Oleh karena itu, dia pun mendesak agar pemerintah membuat prosedur pelaksanaan agar Perpres ini efektif dan bisa dirasakan oleh pelaku usaha. Di sisi lain, dia pun menyarankan pembentukan pusat pengaduan agar kendala di lapangan dapat segera teratasi.

Dalam Perpres 58 Tahun 2020, persyaratan teknis yang mengiringi importasi produk-produk yang diatur dapat ditangguhkan atau dikecualikan. Penangguhan ini dapat dilakukan dengan mempertimbangkan sejumlah aspek yang meliputi kesehatan, keamanan, keselamatan, dan lingkungan.

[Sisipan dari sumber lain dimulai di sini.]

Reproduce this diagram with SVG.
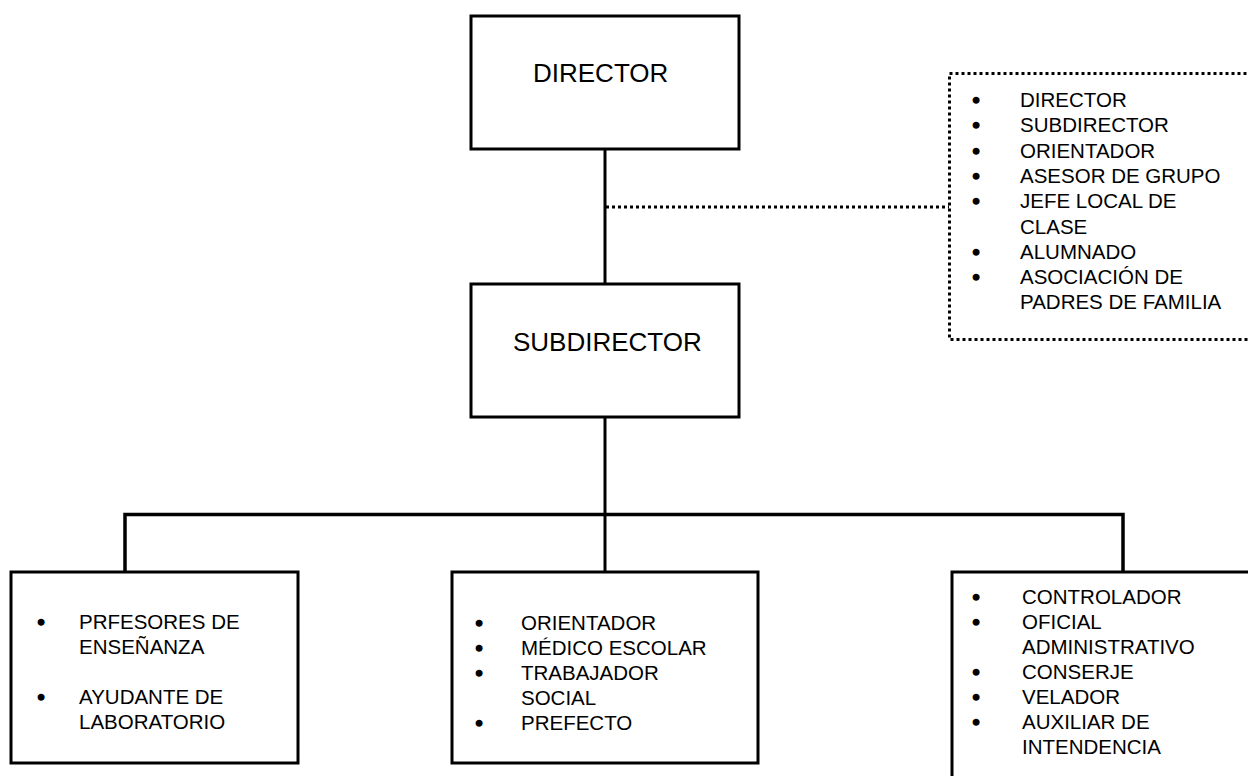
<svg xmlns="http://www.w3.org/2000/svg" width="1248" height="776" viewBox="0 0 1248 776">
<style>
.box{fill:#fff;stroke:#000;stroke-width:3}
.dot{fill:#fff;stroke:#000;stroke-width:3;stroke-dasharray:3 3}
.ln{fill:none;stroke:#000;stroke-width:3}
.dl{fill:none;stroke:#000;stroke-width:3;stroke-dasharray:3 3}
.t{font-family:"Liberation Sans",Arial,sans-serif;font-size:26px;fill:#000}
.b{font-family:"Liberation Sans",Arial,sans-serif;font-size:20.5px;fill:#000}
.u{stroke:#000;stroke-width:1.4}
</style>
<rect width="1248" height="776" fill="#fff"/>
<g id="connectors">
<line class="ln" x1="605" y1="149" x2="605" y2="284"/>
<line class="dl" x1="606" y1="207" x2="949" y2="207"/>
<line class="ln" x1="605" y1="417" x2="605" y2="572"/>
<path class="ln" d="M125 572 V514.5 H1123 V572" style="stroke-width:3.5"/>
</g>
<g id="director">
<rect class="box" x="471" y="16" width="268" height="133"/>
<text class="t" x="533" y="82">DIRECTOR</text>
</g>
<g id="subdirector">
<rect class="box" x="471" y="284" width="268" height="133"/>
<text class="t" x="513" y="351">SUBDIRECTOR</text>
</g>
<g id="consejo">
<rect class="dot" x="949.5" y="73.5" width="400" height="266"/>
<g class="b">
<text y="107"><tspan class="u" x="972.4">•</tspan><tspan x="1020">DIRECTOR</tspan></text>
<text y="132.3"><tspan class="u" x="972.4">•</tspan><tspan x="1020">SUBDIRECTOR</tspan></text>
<text y="157.6"><tspan class="u" x="972.4">•</tspan><tspan x="1020">ORIENTADOR</tspan></text>
<text y="182.9"><tspan class="u" x="972.4">•</tspan><tspan x="1020">ASESOR DE GRUPO</tspan></text>
<text y="208.2"><tspan class="u" x="972.4">•</tspan><tspan x="1020">JEFE LOCAL DE</tspan></text>
<text x="1020" y="233.5">CLASE</text>
<text y="258.8"><tspan class="u" x="972.4">•</tspan><tspan x="1020">ALUMNADO</tspan></text>
<text y="284.1"><tspan class="u" x="972.4">•</tspan><tspan x="1020">ASOCIACIÓN DE</tspan></text>
<text x="1020" y="309.4">PADRES DE FAMILIA</text>
</g>
</g>
<g id="docentes">
<rect class="box" x="11" y="572" width="287" height="191"/>
<g class="b">
<text y="629"><tspan class="u" x="37.4">•</tspan><tspan x="79">PRFESORES DE</tspan></text>
<text x="79" y="654">ENSEÑANZA</text>
<text y="704"><tspan class="u" x="37.4">•</tspan><tspan x="79">AYUDANTE DE</tspan></text>
<text x="79" y="729">LABORATORIO</text>
</g>
</g>
<g id="asistencia">
<rect class="box" x="452" y="572" width="306" height="191"/>
<g class="b">
<text y="630"><tspan class="u" x="475.4">•</tspan><tspan x="521">ORIENTADOR</tspan></text>
<text y="655"><tspan class="u" x="475.4">•</tspan><tspan x="521">MÉDICO ESCOLAR</tspan></text>
<text y="680"><tspan class="u" x="475.4">•</tspan><tspan x="521">TRABAJADOR</tspan></text>
<text x="521" y="705">SOCIAL</text>
<text y="730"><tspan class="u" x="475.4">•</tspan><tspan x="521">PREFECTO</tspan></text>
</g>
</g>
<g id="administracion">
<rect class="box" x="952" y="572" width="400" height="300"/>
<g class="b">
<text y="604"><tspan class="u" x="972.4">•</tspan><tspan x="1022">CONTROLADOR</tspan></text>
<text y="629"><tspan class="u" x="972.4">•</tspan><tspan x="1022">OFICIAL</tspan></text>
<text x="1022" y="654">ADMINISTRATIVO</text>
<text y="679"><tspan class="u" x="972.4">•</tspan><tspan x="1022">CONSERJE</tspan></text>
<text y="704"><tspan class="u" x="972.4">•</tspan><tspan x="1022">VELADOR</tspan></text>
<text y="729"><tspan class="u" x="972.4">•</tspan><tspan x="1022">AUXILIAR DE</tspan></text>
<text x="1022" y="754">INTENDENCIA</text>
</g>
</g>
</svg>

Adapun keadaan yang dikategorikan dalam Perpres tersebut sebagai kondisi tertentu yakni kondisi kebutuhan mendesak atau harga yang melebihi tingkat kewajaran, kurangnya atau terbatasnya pasokan di dalam negeri atau internasional, serta hambatan lalu lintas perdagangan dan/atau terganggunya distribusi.

Persoalan perizinan memang kerap membayangi pasokan bahan pangan impor di Tanah Air. Salah satu sengkarut dalam importasi sebelumnya sempat terjadi pada pasokan bawang bombai dan bawang putih pada kuartal I 2020 akibat rekomendasi impor produk hortikultura (RIPH) dari Kementerian Pertanian dan surat persetujuan impor (SPI) dari Kementerian Perdagangan yang tak kunjung terbit.

 Akibat keterlambatan tersebut, harga bawang bombai di pasaran sempat menyentuh level Rp150.000 per kilogram naik 500 persen dari harga normal yang berkisar di level Rp30.000 per kilogram. Hal serupa pun terjadi pada bawang putih yang sempat menyentuh Rp50.000 per kilogram pada Februari lalu.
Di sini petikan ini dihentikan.